Watchers II is the 1990 sequel to the 1988 horror film Watchers. Starring Marc Singer and Tracy Scoggins, the film is loosely based on the 1987 novel Watchers by Dean Koontz. It was released on August 16, 1990.

The film's writers were credited under a pseudonym as they were not members of the Writers Guild at the time.

==Plot==
The film continues the saga of two genetically altered life forms turned loose. One is a super-intelligent golden retriever with an uncanny ability to communicate and reason. The other is a hybrid monster, a non-human assassin created to track the dog and destroy all who come in contact with it.

The golden retriever finds and befriends a fugitive from the Marine Corps. The clever dog prompts the Marine captain to call an animal psychologist from the top secret laboratory where the genetic manipulation occurred. Together with this trusted psychologist, they attempt to elude the murderous monster and the gory trail of death closing in on them.

==Cast==
- Timothy Marlowe
- Marc Singer
- Tracy Scoggins
- Jonathan Farwell
- Irene Miracle

==Release==
The sequel did not receive a theatrical release, and instead went straight-to-video on VHS and laser-disc formats. The film remained out-of-print for many years until September 23, 2003, when both this film and the original were released on a double feature DVD by Artisan Entertainment, although the release was eventually discontinued.

==Reception==

Variety wrote "Roger Corman’s second try at adapting Dean R. Koontz's bestseller is a marked improvement, yielding a suspenseful thriller."

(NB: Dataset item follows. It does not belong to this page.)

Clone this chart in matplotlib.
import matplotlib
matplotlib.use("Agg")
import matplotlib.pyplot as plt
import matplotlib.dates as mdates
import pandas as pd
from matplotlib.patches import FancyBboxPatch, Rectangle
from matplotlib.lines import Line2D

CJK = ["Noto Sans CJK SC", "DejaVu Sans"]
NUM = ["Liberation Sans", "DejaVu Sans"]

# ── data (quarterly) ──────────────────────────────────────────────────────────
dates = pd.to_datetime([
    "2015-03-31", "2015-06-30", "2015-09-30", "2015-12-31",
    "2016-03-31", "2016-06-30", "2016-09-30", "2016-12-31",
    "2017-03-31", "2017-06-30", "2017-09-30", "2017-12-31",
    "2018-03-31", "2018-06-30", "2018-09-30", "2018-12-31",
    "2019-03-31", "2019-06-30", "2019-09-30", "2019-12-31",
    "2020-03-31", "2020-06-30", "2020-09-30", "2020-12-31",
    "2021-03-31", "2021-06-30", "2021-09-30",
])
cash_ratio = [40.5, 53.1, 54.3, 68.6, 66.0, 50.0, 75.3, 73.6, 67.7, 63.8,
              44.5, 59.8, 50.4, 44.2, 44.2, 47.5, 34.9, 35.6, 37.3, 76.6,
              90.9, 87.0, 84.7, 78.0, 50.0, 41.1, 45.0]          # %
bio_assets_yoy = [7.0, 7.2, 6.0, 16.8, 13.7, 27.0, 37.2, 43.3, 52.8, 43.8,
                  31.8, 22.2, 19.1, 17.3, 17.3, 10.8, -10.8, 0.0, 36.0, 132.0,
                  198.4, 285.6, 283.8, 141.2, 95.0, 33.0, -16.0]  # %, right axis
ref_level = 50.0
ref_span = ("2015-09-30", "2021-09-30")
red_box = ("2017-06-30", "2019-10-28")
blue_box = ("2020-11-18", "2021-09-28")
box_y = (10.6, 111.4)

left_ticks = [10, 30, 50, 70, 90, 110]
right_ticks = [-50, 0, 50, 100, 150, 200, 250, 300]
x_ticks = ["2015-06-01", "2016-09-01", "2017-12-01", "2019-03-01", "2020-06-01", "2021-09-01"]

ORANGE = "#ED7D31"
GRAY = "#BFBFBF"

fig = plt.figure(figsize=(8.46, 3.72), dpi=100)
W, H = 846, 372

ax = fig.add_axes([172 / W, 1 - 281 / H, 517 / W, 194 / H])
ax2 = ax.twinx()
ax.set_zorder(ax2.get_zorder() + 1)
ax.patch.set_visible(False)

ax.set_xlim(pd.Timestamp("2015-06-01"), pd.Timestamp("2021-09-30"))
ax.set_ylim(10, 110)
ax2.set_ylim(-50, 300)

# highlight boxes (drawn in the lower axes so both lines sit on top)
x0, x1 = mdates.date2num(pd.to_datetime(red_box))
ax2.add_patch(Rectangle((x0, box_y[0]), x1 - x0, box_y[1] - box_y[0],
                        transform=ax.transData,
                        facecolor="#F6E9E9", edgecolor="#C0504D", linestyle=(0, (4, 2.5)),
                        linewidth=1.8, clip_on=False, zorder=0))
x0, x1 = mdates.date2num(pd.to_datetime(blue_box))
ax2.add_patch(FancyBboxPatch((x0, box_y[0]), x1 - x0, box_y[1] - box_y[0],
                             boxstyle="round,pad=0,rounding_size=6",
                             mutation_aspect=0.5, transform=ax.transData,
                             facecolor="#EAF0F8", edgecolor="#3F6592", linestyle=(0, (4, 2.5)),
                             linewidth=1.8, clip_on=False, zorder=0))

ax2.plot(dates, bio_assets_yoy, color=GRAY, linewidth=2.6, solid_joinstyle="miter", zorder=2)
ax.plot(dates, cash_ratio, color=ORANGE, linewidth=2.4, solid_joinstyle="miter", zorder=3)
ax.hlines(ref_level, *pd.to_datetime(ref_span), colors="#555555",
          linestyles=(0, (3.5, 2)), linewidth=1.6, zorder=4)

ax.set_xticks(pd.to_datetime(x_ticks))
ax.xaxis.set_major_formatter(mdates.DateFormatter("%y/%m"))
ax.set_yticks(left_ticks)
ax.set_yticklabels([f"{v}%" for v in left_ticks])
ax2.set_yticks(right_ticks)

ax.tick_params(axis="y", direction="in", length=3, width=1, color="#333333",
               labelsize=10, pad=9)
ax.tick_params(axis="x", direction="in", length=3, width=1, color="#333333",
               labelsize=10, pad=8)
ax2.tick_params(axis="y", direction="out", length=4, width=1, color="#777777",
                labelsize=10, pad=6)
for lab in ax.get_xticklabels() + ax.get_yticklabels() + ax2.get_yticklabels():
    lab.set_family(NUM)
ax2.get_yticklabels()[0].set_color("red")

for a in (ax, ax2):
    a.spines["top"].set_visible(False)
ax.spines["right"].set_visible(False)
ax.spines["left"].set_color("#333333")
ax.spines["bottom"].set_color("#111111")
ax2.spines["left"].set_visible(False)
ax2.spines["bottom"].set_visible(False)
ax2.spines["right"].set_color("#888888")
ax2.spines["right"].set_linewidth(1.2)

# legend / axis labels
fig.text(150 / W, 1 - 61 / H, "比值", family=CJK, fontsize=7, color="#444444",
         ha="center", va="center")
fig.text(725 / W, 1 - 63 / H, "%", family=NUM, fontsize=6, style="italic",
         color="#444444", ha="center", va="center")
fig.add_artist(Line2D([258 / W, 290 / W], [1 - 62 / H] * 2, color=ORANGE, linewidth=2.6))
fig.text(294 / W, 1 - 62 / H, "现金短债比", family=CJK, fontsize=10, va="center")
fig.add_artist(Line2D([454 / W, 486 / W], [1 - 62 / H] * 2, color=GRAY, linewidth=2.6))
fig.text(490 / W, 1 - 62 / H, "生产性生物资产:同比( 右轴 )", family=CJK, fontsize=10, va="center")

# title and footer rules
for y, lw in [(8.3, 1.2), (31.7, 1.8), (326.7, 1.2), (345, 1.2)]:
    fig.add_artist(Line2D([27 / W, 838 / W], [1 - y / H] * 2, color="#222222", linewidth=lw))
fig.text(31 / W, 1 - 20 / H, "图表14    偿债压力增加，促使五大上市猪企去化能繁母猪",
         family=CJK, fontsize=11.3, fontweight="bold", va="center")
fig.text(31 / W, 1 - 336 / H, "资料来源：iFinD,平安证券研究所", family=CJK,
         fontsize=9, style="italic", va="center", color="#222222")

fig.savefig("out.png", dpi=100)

Scott Weinberg of eFilmCritic.com gave the film a 2.5 out of 5, and stated "Watchers 2 is an improvement of Empire Strikes Back proportions over its predecessor for one distinct reason: Part 2 doesn't have Corey Haim from Watchers in it. The plot is, not at all surprisingly, exactly the same as in the original Watchers, but none of the plot stuff really matters all that much. What's most interesting about Watchers 2 ('most' being a relative term) is that it actually seems to follow much more closely to the Dean Koontz source material than did the original. It's still a painly chintzy and woodenly delivered little affair, but if you happen to be a fan of the novel, Part 2 is the one you'd probably dig the 'most'."

Walter Chaw of Film Freak Central described the film as "A joyless exercise".

J. P. Harris, in his 2001 book Time Capsule: Reviews of Horror, Science Fiction and Fantasy Films and TV Shows from 1987-1991, stated "While a marked improvement over Watchers, Watchers II is hardly more faithful to the wonderful novel; 'improvements' by scripter Dominic include several plot flaws. But the kernel of both films and book are still there. The monster has an awful rubbery suit by Dean Jones and William Star Jones, which is ineffective even as a shadow. The film gives Singer an opportunity to be laughably macho. As in the book, the best scenes are of the dog, played by golden retriever Dakai, using a computer and other displays of intelligence."